Today's date won't show up.
You can search "June 4th" or "Jun 4th" and results will not come up. You can try with Chinese characters, or in their Pinyin transliteration, or in English or even French and the result will not appear on your screen.
Even "today" won't work. Nor "tomorrow."
June 4, the anniversary of the 1989 Tiananmen Square massacre is again keeping censors busy in China.
As in past years, there is a long list of words that people in China are blocked from searching on Weibo (the Chinese version of Twitter) around the time of the anniversary of the bloody incident.
According to a compilation from the Citizen Lab, at the University of Toronto's Munk School of Global Affairs, this year's banned search keywords include various combinations of the numbers 6, 4, 8 and 9.
Search terms such as "Tiananmen," "square," "tank" and "Changan Avenue," which leads to the central square, and names of leaders of the 1989 protests were obviously blocked.
But Citizen Lab researchers found that even Roman numerals for 6 and 4 ("VIIV"), or the mixing of numbers and letters such as "8q b 4" (89 6 4) or other ways to describe June 4, such "May 35" or "April 65th."
Another anti-censorship website reported that at times the authorities tried a more fine-tuned, filtered approach, allowing only some search results to come through.
By the date of the anniversary, the Chinese characters for "yesterday," "today," and "tomorrow" were also blocked, according to China Digital Times, a watchdog website based in California.
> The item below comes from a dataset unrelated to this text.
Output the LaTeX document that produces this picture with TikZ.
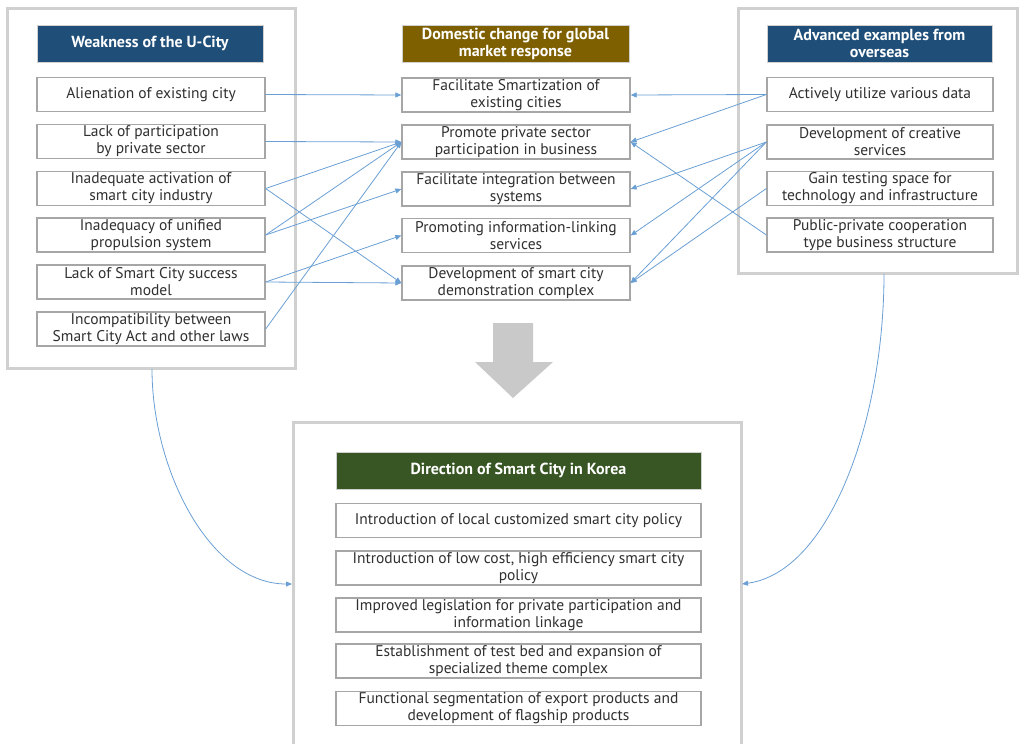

The censorship also applied to anything that could be construed as a way to commemorate the massacre of pro-democracy protesters in Beijing's central square.
Queries about black clothes were blocked, as were candle emoticons.
Still, some managed to sneak through a reference to the crackdown.
Buzzfeed reported that, three days ago, a Chinese web portal, NetEase.com featured a photo gallery of children toys. In the middle of the slideshow was a Lego recreation of the iconic photo of "Tank Man," the protester who tried to stop a column of tanks heading into the square.